P(.12|madison) =  0.0006257822277847309
P(.12|hamilton) =  0.0007479431563201197


## Step 4: Generating the emotion counts from the unknown document

Here, we map the emotions (context scores) to the number of times each appears in the unknown text.

In [93]:
def makeEmotionCountMap(contexts):
    emotionCountMap = {}
    for context, emotion in contexts:
        if emotion not in emotionCountMap:
            emotionCountMap[emotion] = 0
        emotionCountMap[emotion] += 1
    return emotionCountMap

unknownDocCount = makeEmotionCountMap(unknownContexts)
print('# unique emotions in unknown.txt:', len(unknownDocCount))
print('# of times .12 appears in unknown.txt:', unknownDocCount[.12])

# unique emotions in unknown.txt: 239
# of times .12 appears in unknown.txt: 3


## Step 5: Using Bayes' Theorem and Computing Log Probabilities

From Bayes' Theorem, we can say:

$$P(writer|unknownDoc) = \frac{P(unknownDoc|writer)P(writer)}{P(unknownDoc)}$$

Since we are working with a ratio of two probabilities, we only worry about the numerator.

We will model the distribution of emotion counts in an unknown document (conditioned on knowing the writer) as a Multinomial RV. We can compute a ratio of the product of probabilities of observing each emotion given each author wrote it.

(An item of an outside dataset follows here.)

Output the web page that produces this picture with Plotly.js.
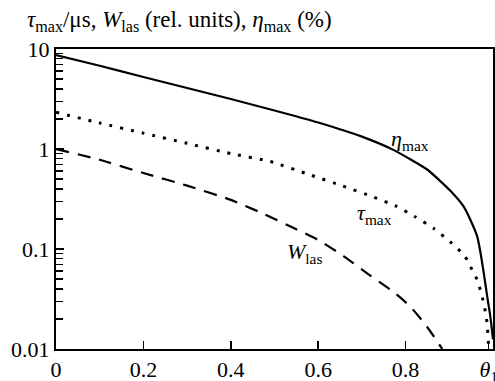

$$P(unknownDoc|Madison) \propto \prod_{i=1}^{m} (p_{M, i}^{\text{# appearances of emotion i in unknown}})$$

Since we are working with very small probabilities, in order to avoid overflow, we will calculate log probabilities as so:

$logP(unknownDoc|Madison)−logP(unknownDoc|Hamilton)>0 → \text{Madison wrote document}$,

where $P(unknownDoc|Madison) \propto \sum_{i=1}^{m}(\text{(# appearances of emotion i in unknown)}log(p_{M, i}))$

In [92]:
def calcLogProbDoc(emotionProbMap, countMap):
    logprob = 0
    for emotion in countMap:
        c_i = countMap[emotion]
        p_i = getEmotionProb(emotionProbMap, emotion)
        logprob += c_i * math.log(p_i)
    return logprob


logpMadison = calcLogProbDoc(madisonEmotionProb, unknownDocCount)
logpHamilton = calcLogProbDoc(hamiltonEmotionProb, unknownDocCount)
print('log madison: \t\t',logpMadison)
print('log hamilton: \t\t', logpHamilton)
print('log madison/hamilton:\t',logpMadison - logpHamilton)


log madison: 		 -5960.401251604811
log hamilton: 		 -6171.8374006506065
log madison/hamilton:	 211.4361490457959


## Future Research
There are many areas in which this research can be further explored. First, we could consider more than the positivity/negativity of contexts. To do so, each context score could store a range of emotions, and the score would be considered "the same" if the individual emotions are within some range of each other. Second, we could weight the different contexts, since some contexts seem to be more critical than others. For example, we could give more emphasis on the emotions of 2-grams compared to 1-grams, as 2-grams generally hold more meaning. These are just a few suggestions, but there are many other areas of research/applications that can be explored.